Dying.  I don't want to die.  I want to find a fucking job and work, pay my bills, and make my children proud of me.  That is what is most important to me.  I want them to be proud of who I became, not the lost idiot who had no back bone I was.  I want them to have more memories of me that are fun and good.  I don't want to go.  Not yet.  I am not ready.  But it is something I have to face every day.  I have always been proud of them.  Even when I had my head up my ass.  I knew I did two things in my life right. 

I want my sisters to learn to communicate better, rather than the knee jerk reaction of lashing out when they think they have been wrongs.  Temper has always been a bad thing in the Caputo family.  Problem is it flares fast, and lasts.  They need to step back and ask, why did you say that?  Or at least think before they speak or type.  The hardest thing in the world to do.  You have no idea how many times I have typed something just to delete it after I calmed down.

All my friends I want to know that I am horrid at  communication.  Always have been unless it is the written word, and then I am bad because I forget to mail stuff.  The only person I ever was 100% jolly on the spot when mailing something was when Jim Sr. was in college.  I knew how many days it took a letter to get to him and back, and I would read each letter, write and run to the nearest mailbox with the soonest pick up.

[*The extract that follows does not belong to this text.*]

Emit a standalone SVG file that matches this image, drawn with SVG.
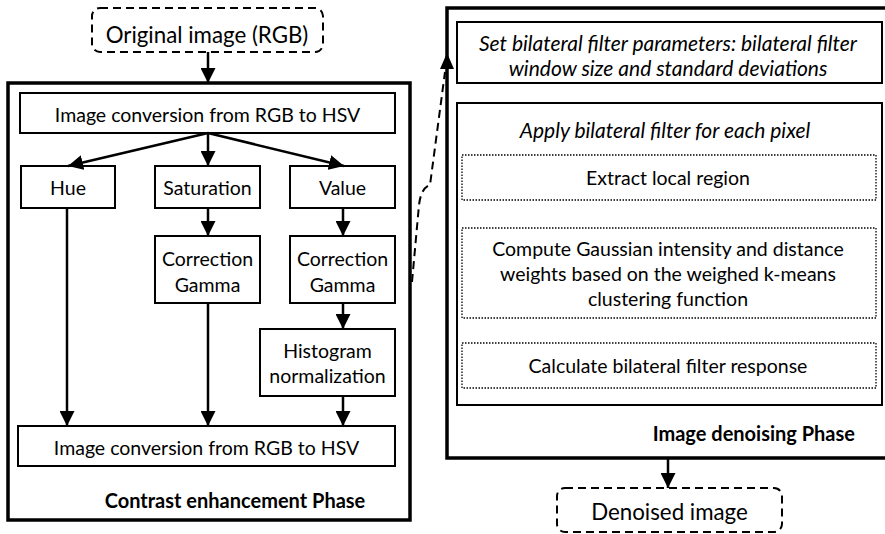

Honestly, I am not ignoring you.  I think about my friends constantly.  I know actions speak louder than words.  To be honest, I don't have the words to express what friendship means to me.  I have always been that odd ball loner kid.  I quake in my boots in social situations.  I actually am introverted.  I hide it well.  Huh, I was that odd ball loner kid, and I am an odd ball adult.  Lately, it seems that I am living on something that is starting to become an island.  Everyone is moving.  One of the reasons I made myself go to Toastmasters, I am becoming that crazy lady with cancer and two dogs.  Guess I will have to see what Senior Activities there are.

Back to having my shit together and dying.  I don't have my shit together.  I am the most unorganized, lost soul I know.  (Please don't take the lost soul religiously).

I only started pulling my head out of my preverbal ass back in 2008.  I was becoming a person I didn't like.  Rescue can do that to you if you stay too long in it.  I stayed too long I think.

So what happened in 2008?  I got a call.  There was a job opening in BaseTel.  I said ok, well after I asked my ex, turned the shelter over to a great group of people who are running it.  (I literally stepped away, thick headed ownership issues).

Even got divorced in 2010.  Hope he is happy with whoever he is with.  Seriously.  Everyone deserves to be happy in this life.  As long as they are good to each other and good together.

Over the years here, I have paid off bills, helped others anonymously, even had a nest egg.  (Had is the active word here.)  I thought the worst for me was when the contract ended and I lost my job.  Been looking for one ever since.  Phone interviews, even an in person couple, but no job.

Guess I was wrong when I thought the worst happened.  Now I need to figure a way to get a job, pay bills, do chemo that makes me sick, afford insurance (car and health), keep a roof over my head and food on the table.  Not much.  People tell me not to worry about money.  Well, that is hard.  Especially when it pays for the things that keep you alive.  Even if the time is limited.  I think the one thing that all cancer patients worry about is money.  I couldn't imagine being faced with the possibility of being homeless and having cancer.  Even if you have someone you can move in with, cancer wears  on everyone, and you could soon become that anchor around someone's neck.

At the moment I don't feel as raw as I did when I started.  I've calmed down, there are still lots of things I need to address, but right now, I don't want to.  But I can't let that become a habit.  Not doing something.

Do me a favor.  In the comments section pick a number 1-52.  The first six numbers that are different I'll invest a dollar for a lottery ticket.

What will I do if it wins?  Pay bills, support sarcoma research, random acts of kindness to strangers, help family and friends.